Если зарплату не платят две недели, люди имеют право не выходить на работу, это приравнивается к рабскому труду
– Трудный вопрос. Вообще, если зарплату не платят две недели, люди имеют право не выходить на работу, это приравнивается к рабскому труду. Может, боятся, что не найдут другой работы. У нас не очень высокий уровень безработицы, но есть моногорода, и там искать новую работу – это значит переезжать в другой город, на это не многие готовы. Часто человек не хочет ничего менять и мирится с нарушением своих прав. На этой лекции мы обсуждали ситуацию, когда не был заключен трудовой договор, а потом в суде человек не смог доказать, что он работал. Так что на работу без договора никогда нельзя соглашаться.
– Обычному работающему человеку вообще-то трудно даже представить, как он начнет просиживать долгие часы в судах – у него нет на это ни времени, ни квалификации.
– Да, это так. Но не надо забывать, что есть еще правозащитные организации, хотя их число постоянно сокращается, многие не выдержали внесения в список иностранных агентов и ликвидировались. Но некоторые остались – по защите прав на информацию, по защите прав призывников – "Солдатские матери". Но, конечно, это ресурс ограниченный, больше надо рассчитывать на себя.
– И все-таки разве можно по-настоящему рассчитывать на что-то, пока суды в России находятся в состоянии подчинения власти?

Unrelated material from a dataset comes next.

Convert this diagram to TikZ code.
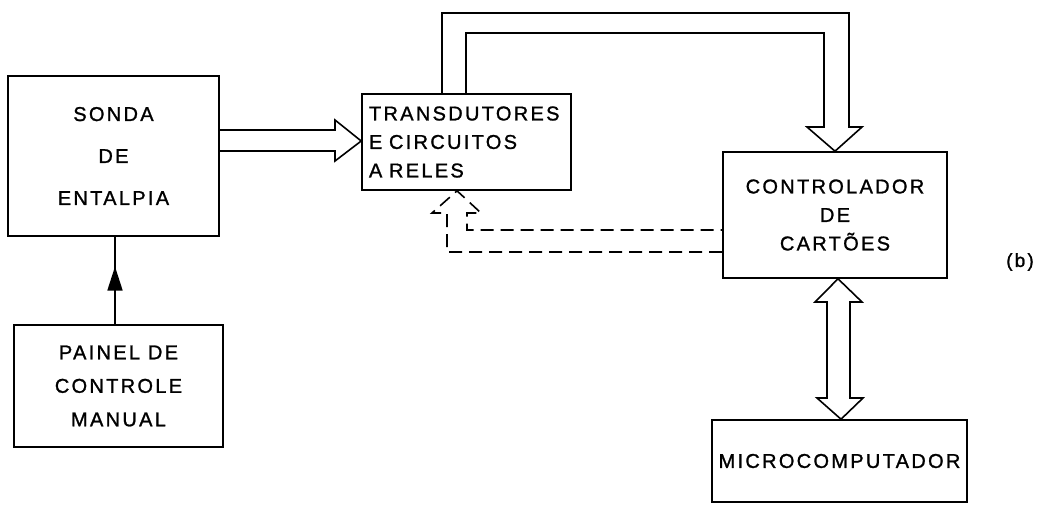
\documentclass[tikz,border=0pt]{standalone}
\usepackage{fontspec}
\setmainfont{Liberation Sans}
\newfontfamily\lett[LetterSpace=11.5,FakeBold=1.2]{Liberation Sans}
\usetikzlibrary{arrows.meta,decorations.markings}
\begin{document}
\begin{tikzpicture}[x=1pt,y=-1pt,
  box/.style={draw,line width=1.6pt,rectangle,inner sep=0pt,
    font=\lett\fontsize{20}{#1}\selectfont,align=center},
  box/.default=28.5,
  conn/.style={line width=1.6pt,line join=miter},
  dconn/.style={conn,dash pattern=on 13pt off 7pt}]
\useasboundingbox (0,0) rectangle (1059,504);

\node[box=42,minimum width=211pt,minimum height=160pt] (sonda) at (113.5,156)
  {SONDA\\DE\\ENTALPIA};
\node[box=33.5,minimum width=209pt,minimum height=122pt] (painel) at (118.5,386)
  {PAINEL DE\\CONTROLE\\MANUAL};
\node[box=28.5,minimum height=96pt,inner xsep=7pt,text width=195pt,align=left] (transd) at (466.5,142)
  {TRANSDUTORES\\E CIRCUITOS\\A RELES};
\node[box=28.5,minimum width=224pt,minimum height=126pt] (ctrl) at (835,215)
  {CONTROLADOR\\DE\\CARTÕES};
\node[box,minimum width=255pt,minimum height=82pt] (micro) at (839.5,461)
  {MICROCOMPUTADOR};
\node[font=\lett\fontsize{19}{20}\selectfont] (lab) at (1020,262) {(b)};

% painel -> sonda
\draw[conn,postaction={decorate},decoration={markings,
  mark=at position 0.66 with {\arrow{Triangle[length=24pt,width=15pt]}}}]
  (painel.north -| 115,0) -- (sonda.south -| 115,0);

% sonda -> transdutores (hollow)
\draw[conn] (sonda.east |- 0,130) -- (335,130) -- (335,120) -- (transd.west |- 0,141)
  -- (335,161) -- (335,151) -- (sonda.east |- 0,151);

% transdutores -> controlador (hollow, over the top)
\draw[conn] (transd.north -| 442,0) -- (442,13) -- (849,13) -- (849,127) -- (862,127)
  -- (ctrl.north) -- (807,127) -- (824,127) -- (824,33) -- (466,33) -- (transd.north -| 466,0);

% controlador <-> micro (double hollow)
\draw[conn] (ctrl.south -| 838,0) -- (862,302) -- (850,302) -- (850,398) -- (863,398)
  -- (micro.north -| 841,0) -- (817,398) -- (827,398) -- (827,302) -- (815,302) -- cycle;

% controlador -> transdutores (dashed hollow)
\draw[dconn] (ctrl.west |- 0,252) -- (447,252) -- (447,213) -- (432,213)
  -- (transd.south -| 457,0) -- (481,213) -- (467,213) -- (467,230) -- (ctrl.west |- 0,230);
\end{tikzpicture}
\end{document}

– Конечно, в идеале хотелось бы иметь полностью независимый суд, но и сейчас суды часто выносят справедливые приговоры – там, где нет политической составляющей, эта система работает. Других способов нет ни в какой другой стране. Мы живем не в идеальном мире, но тем не менее каждый может менять его, пользуясь теми инструментами, которые есть. Хочу привести пример из антикоррупционной деятельности, мои коллеги из "Трансперенси Интернешнл" из Калининградской области могут похвастаться многими делами, где удавалось доказать незаконные действия госслужащих. Только за год примерно 85 таких служащих были уволены после расследования "Трансперенси" и обращения в правоохранительные органы. И это приводит к системным изменениям: люди на таких должностях начинают понимать, что за ними смотрят, и не позволяют себе больших злоупотреблений. Коррупция – это всегда о правах человека. Вот пример: на торгах продавался земельный участок, но сотрудник соответствующего комитета сделал так, чтобы никто этого не видел, кроме его родственника. Но эту схему раскрыли мои коллеги, и таких случаев у них в практике довольно много. Новые технологии позволяют за такими вещами проследить – во благо общества. Или другой пример. На днях вышло резонансное решение Верховного суда. В этом решении говорится, что должен быть предоставлен доступ ко всем материалам уголовного дела нереабилитированного человека, которого расстреляли по решению тройки в 1930-е годы. До этого несколько лет юристы "Команды 29" и правозащитного центра "Мемориал" добивались аналогичных решений на разных уровнях. Как правило, власти, отказывая, ссылались на подзаконные акты ФСБ и МВД. И вот практика должна измениться.
– Как же технологии не помогут докопаться до системы "ГАС-Выборы", которую многие подозревают в непрозрачности и способности вводить при подсчете голосов нужные данные? Почти никто не требует ее прозрачности. Почему?
– Мало осталось организаций, следящих за выборами, должно быть гораздо больше заинтересованных лиц, в том числе обычных граждан, которые могут требовать от государства изменения существующей системы. Конечно, против лома нет приема, и если здоровый амбал стоит у дверей и не пускает никого в избирательную комиссию, что тут сделаешь? Наверное, можно только привлекать к этому внимание, показывать, что мы не равнодушны. Люди должны знать, что от них тоже что-то зависит, что их голос важен, а изменения настанут, когда накопится критическая масса людей, разделяющих определенные взгляды и ценности, в том числе уважение человеческого достоинства и признание за человеком права жить в условиях, которых он достоин.